An increasing number of scientists from different fields have turned to insects, fish, worms and other model hosts as facile, ethically expedient, relatively simple and inexpensive hosts to model a variety of human infectious diseases, and to study host responses and innate immunity. Because many of these hosts are genetically tractable, they can be used in conjunction with an appropriate pathogen to study host innate immunity. Remarkably, a common, fundamental set of molecular mechanisms is employed by a significant number of microbial pathogens against a widely divergent array of metazoan hosts. Moreover, the immune responses of these model hosts have contributed important insights into our understanding of evolutionarily preserved immune responses.

Zebrafish (top), medaka (middle), stickleback (bottom). Image Credit: Pictures taken by Dr. Cristian Cañestro in Dr. John H. Postlethwait’s laboratory (Institute of Neuroscience, University of Oregon). https://doi.org/10.1371/image.pgen.v05.i05.g001

The conference will be held under the auspices of Aegean Conferences, an independent, nonprofit, educational organization directed and managed by the scientific community, which for the past sixteen years has been organizing highly visible conferences, workshops and symposia in several scientific fields (see Nature Immunology: February 2005, March 2006, September 2007, November 2009, October 2013, March 2016). A report on the meeting was published in EMBO reports (2011) 12, 5-7 and is available in EMBO press.

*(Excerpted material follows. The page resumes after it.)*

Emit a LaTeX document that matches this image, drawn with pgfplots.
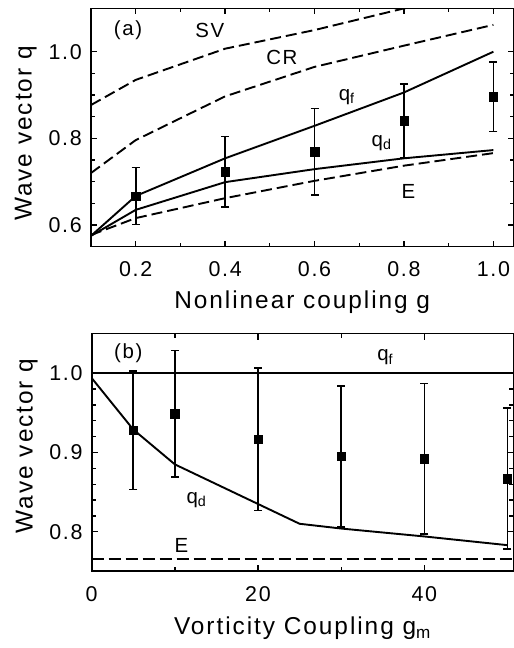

On behalf of the Aegean Conferences and the organizers, we are soliciting funds from corporations interested in attending this non-profit scientific meeting. We are offering the opportunity to support the conference with an unrestricted educational grant, as well as sponsorships of sessions or sponsorships of travel awards for junior scientists. PLOS Genetics will be supporting Early Career Researchers by covering the registration for 2 students to attend the conference.

The topics to be covered during the meeting include:

  • Functional genomics of host/microbe interactions
  • Immune response pathways in model hosts and damage triggered immunity
  • Damage triggered immunity
  • The road less travelled: new and non-traditional hosts
  • Whole animal responses to microbial infections:
  • Microbial communities and their interactions with their hosts
  • Roles of ROS in host response
  • Model hosts in drug and probiotic discovery and development.

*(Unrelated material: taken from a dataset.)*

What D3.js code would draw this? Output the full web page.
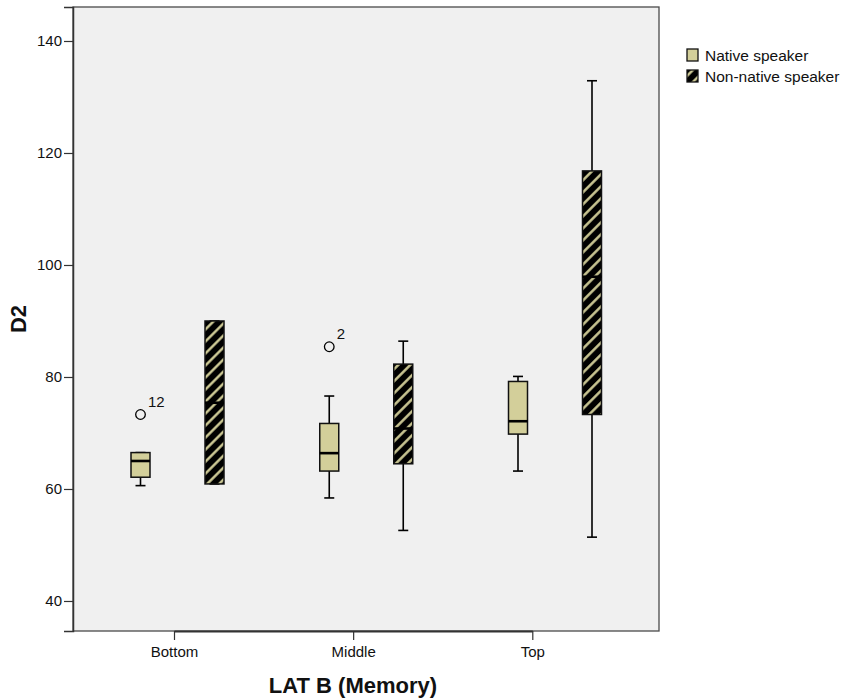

The organizers of the meeting are: Alejandro Aballay (Duke University Medical Center), Frederick Ausubel (Harvard University), Arturo Casadevall (Johns Hopkins Bloomberg School of Public Health), Danielle Garsin (The University of Texas McGovern Medical School & Associate Editor at PLOS Genetics), Michael Gilmore (Harvard Medical School), Eleftherios Mylonakis (Brown University), Nathalie Pujol (Centre d’Immunologie de Marseille-Luminy, Centre National de la Recherche Scientifique) and Andreas Vilcinskas (Fraunhofer Institute for Molecular Biology and Applied Ecology).

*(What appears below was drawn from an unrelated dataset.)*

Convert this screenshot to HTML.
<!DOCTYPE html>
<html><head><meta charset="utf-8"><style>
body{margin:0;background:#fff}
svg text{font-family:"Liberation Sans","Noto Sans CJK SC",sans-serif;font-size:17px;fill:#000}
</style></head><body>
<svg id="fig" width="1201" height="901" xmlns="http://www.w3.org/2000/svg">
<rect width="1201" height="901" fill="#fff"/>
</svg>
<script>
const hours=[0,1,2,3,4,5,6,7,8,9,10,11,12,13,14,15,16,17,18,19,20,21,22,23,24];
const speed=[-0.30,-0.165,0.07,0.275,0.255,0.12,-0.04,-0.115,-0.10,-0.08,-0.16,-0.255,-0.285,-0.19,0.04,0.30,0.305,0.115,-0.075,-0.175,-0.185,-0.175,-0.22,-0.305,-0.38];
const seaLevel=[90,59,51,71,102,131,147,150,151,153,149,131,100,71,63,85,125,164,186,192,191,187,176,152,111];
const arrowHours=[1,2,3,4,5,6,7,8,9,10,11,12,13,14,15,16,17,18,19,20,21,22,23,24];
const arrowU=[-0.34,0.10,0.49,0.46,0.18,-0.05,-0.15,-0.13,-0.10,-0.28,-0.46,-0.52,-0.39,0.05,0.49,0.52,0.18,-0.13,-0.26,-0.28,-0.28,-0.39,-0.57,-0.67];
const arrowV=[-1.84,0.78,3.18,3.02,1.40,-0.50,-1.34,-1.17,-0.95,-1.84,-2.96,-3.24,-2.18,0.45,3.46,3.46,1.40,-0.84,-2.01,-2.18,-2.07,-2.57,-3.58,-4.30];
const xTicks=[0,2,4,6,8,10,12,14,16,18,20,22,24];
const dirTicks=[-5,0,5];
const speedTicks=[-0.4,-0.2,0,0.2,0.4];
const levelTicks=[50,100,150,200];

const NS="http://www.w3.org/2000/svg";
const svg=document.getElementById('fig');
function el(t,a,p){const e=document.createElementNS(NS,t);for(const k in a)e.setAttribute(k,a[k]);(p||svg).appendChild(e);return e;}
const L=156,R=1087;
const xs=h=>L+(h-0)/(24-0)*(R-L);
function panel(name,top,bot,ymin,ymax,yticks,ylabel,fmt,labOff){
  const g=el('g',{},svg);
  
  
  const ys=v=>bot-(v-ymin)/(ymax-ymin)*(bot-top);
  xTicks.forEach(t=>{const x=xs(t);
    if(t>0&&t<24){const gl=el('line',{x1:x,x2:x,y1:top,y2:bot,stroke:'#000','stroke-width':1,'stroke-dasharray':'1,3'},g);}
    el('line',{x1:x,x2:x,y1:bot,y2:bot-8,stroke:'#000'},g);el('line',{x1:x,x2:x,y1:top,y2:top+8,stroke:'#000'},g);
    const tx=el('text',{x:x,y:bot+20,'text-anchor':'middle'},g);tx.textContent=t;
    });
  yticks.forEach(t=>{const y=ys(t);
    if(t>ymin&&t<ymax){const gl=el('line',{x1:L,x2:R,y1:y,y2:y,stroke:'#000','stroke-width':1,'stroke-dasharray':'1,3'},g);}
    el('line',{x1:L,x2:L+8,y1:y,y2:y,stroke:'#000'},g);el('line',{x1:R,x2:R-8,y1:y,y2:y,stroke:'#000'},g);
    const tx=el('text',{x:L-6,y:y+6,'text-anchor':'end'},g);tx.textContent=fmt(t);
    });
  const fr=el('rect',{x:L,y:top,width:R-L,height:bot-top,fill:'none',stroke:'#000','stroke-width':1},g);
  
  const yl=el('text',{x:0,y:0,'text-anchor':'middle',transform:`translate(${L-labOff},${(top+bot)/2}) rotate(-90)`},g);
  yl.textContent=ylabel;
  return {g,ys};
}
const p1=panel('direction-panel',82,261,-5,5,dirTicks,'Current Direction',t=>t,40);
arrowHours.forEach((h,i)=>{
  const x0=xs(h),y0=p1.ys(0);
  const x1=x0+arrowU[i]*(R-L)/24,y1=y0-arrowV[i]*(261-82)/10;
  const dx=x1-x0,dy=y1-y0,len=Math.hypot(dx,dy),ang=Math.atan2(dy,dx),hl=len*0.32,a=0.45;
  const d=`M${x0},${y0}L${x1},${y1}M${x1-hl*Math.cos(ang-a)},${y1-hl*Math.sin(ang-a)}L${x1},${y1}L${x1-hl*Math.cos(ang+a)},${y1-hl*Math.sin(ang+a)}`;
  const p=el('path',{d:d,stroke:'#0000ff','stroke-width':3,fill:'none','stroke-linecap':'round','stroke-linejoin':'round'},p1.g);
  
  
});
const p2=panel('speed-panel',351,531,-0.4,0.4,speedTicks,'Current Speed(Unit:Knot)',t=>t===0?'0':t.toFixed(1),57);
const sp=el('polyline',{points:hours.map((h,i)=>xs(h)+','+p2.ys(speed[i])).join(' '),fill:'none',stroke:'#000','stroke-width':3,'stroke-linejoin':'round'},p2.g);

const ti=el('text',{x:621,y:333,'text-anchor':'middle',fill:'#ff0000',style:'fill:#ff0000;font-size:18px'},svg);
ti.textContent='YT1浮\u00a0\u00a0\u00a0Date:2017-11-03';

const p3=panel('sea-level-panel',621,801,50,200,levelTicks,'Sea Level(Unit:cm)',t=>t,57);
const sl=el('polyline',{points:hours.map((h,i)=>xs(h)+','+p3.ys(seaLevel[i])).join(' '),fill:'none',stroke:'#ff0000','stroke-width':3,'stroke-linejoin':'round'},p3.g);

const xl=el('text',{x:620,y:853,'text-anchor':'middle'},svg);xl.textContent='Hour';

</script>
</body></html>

Among the confirmed speakers are: Michealis Barkoulas (Imperial College), Rob Britton (Baylor College of Medicine), Andrew Camilli (Tufts University), Angela Douglas (Cornell University), Nathalie Frank (The Scripps Research Institute), Sebastian Fraune (Christian-Albrechts-University Kiel), Oliver Gordon (Reis e Sousa lab, The Francis Crick Institute), Frank Jiggins (University of Cambridge), Juliana Junqueira (Universidade Estadual Paulista), Daniel Kalman (Emory University), Mihalis S. Lionakis (Laboratory of Clinical Infectious Diseases,  National Institute of Allergy and Infectious Diseases,  National Institutes of Health), Jonathan Livny (Broad Institute), Andrew Neish (Emory University School of Medicine), Irene Newton (Indiana University), Mairi Noverr (Louisiana State University Health New Orleans), Spencer Nyholm (University of Connecticut), Read Pukkila-Worley (University of Massachusetts Medical School), Irene Salinas (University of New Mexico), Rob Wheeler (University of Maine), Marvin Whiteley (University of Texas at Austin), Lei Zhou (University of Florida).